Spanish scientists have proposed a method by which you can protect yourself from harmful radiation bombarding the surface of Mars. It is suggested that areas near the entrances to naturally occurring Martian caves would be suitable for this. An article about this was published in the Icarus magazine.
Since Mars, unlike Earth, does not have a powerful magnetic field or a dense atmosphere, its surface is constantly exposed to ultraviolet radiation that is dangerous for all living things, as well as bombardment with charged particles. Any living creature that finds itself on the Martian surface receives radiation doses that are 900 times higher than what it may encounter on Earth.

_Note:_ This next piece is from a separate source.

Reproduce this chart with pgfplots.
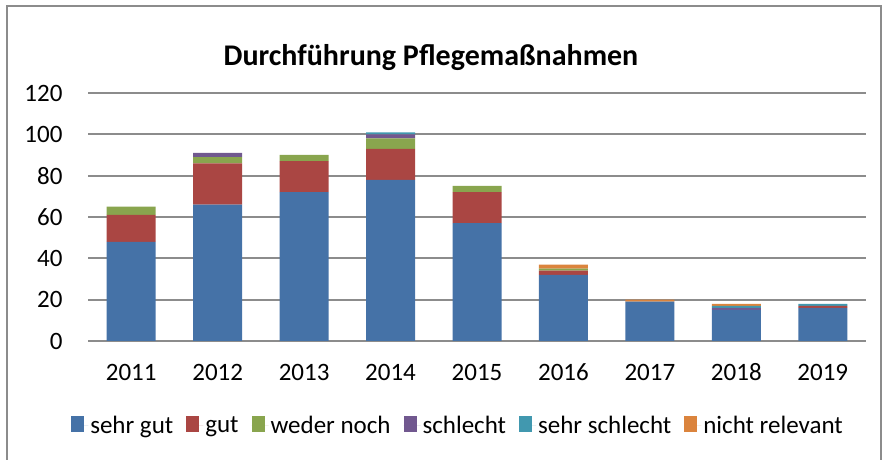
\documentclass[border=0pt]{standalone}
\usepackage{fontspec}
\setmainfont{Carlito}
\usepackage{pgfplots}
\usepackage{pgfplotstable}
\pgfplotsset{compat=1.18}
\definecolor{c1}{HTML}{4572A7}
\definecolor{c2}{HTML}{AA4643}
\definecolor{c3}{HTML}{89A54E}
\definecolor{c4}{HTML}{71588F}
\definecolor{c5}{HTML}{4198AF}
\definecolor{c6}{HTML}{DB843D}
\definecolor{gridc}{HTML}{8C8C8C}
\pgfplotstableread{
x a b c d e f
0 48 13 4 0 0 0
1 66 20 3 2 0 0
2 72 15 3 0 0 0
3 78 15 5 2 1 0
4 57 15 3 0 0 0
5 32 2 1 0 0 2
6 19 0 0 0 0 1
7 15 0 0 1 1 1
8 16 1 0 0 1 0
}\data
\begin{document}
\begin{tikzpicture}[x=1pt,y=1pt]
\useasboundingbox (0,0) rectangle (888,460);
\draw[gridc, line width=1.2pt] (7,0) -- (7,454) -- (881,454) -- (881,0);
\node[font=\fontsize{30}{34}\selectfont\bfseries] at (431,402) {Durchführung Pflegemaßnahmen};
\begin{axis}[at={(88pt,119pt)}, anchor=south west, scale only axis,
  width=778pt, height=248pt,
  ybar stacked, bar width=49pt,
  xmin=-0.5, xmax=8.5, ymin=0, ymax=120,
  ytick={0,20,...,120},
  xtick={0,...,8},
  xticklabels={2011,2012,2013,2014,2015,2016,2017,2018,2019},
  /pgf/number format/assume math mode=true,
  axis x line*=bottom, axis y line*=left,
  y axis line style={draw=none},
  x axis line style={gridc, line width=2pt},
  major tick length=0pt,
  ymajorgrids, grid style={gridc, line width=2pt},
  tick label style={font=\fontsize{25}{29}\selectfont},
  yticklabel style={xshift=-22pt},
  xticklabel style={yshift=-18pt, text height=18pt, text depth=0pt},
  legend style={at={(0.4756,-0.339)}, anchor=center, draw=none,
    font=\fontsize{25}{29}\selectfont,
    /tikz/every even column/.append style={column sep=11pt}},
  legend columns=6,
  legend image code/.code={\path (0pt,0pt) -- (17pt,0pt);\draw[#1, draw=none] (0pt,-7pt) rectangle (13pt,9pt);},
  every axis plot/.append style={draw=none}
]
\addplot[fill=c1] table[x=x,y=a] {\data};
\addplot[fill=c2] table[x=x,y=b] {\data};
\addplot[fill=c3] table[x=x,y=c] {\data};
\addplot[fill=c4] table[x=x,y=d] {\data};
\addplot[fill=c5] table[x=x,y=e] {\data};
\addplot[fill=c6] table[x=x,y=f] {\data};
\legend{sehr gut, gut, weder noch, schlecht, sehr schlecht, nicht relevant}
\end{axis}
\end{tikzpicture}
\end{document}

At the same time, photographs of the Martian surface taken by orbiters often show something similar to the entrances to caves, and the insides of such caves can be protected from harmful radiation. Daniel Viudez-Moreiras of Spain's National Institute of Aerospace Technology analyzed how much ultraviolet radiation gets into different types of caves at different locations on Mars. He found that in many cases, the level of ultraviolet radiation inside the caves is only 2% of the surface. It is not known exactly how ionizing radiation, which is potentially even more dangerous than ultraviolet radiation, will be blocked, but its level should also decrease under the canopies of the caves. “Ionizing radiation does not behave exactly like UV radiation,” says Vioudes-Moreiras. "However, it is also expected to weaken strongly in the depressions and under the arches of the caves."
This leads to two conclusions at once: the caves can serve as a safe haven for future astronauts exploring Mars, and, in addition, they may be one of the best places to look for signs of life on this planet. According to Vioudes-Moreiras, no lander or rover has ever visited a Martian cavern, and it would be worth correcting this omission in the future.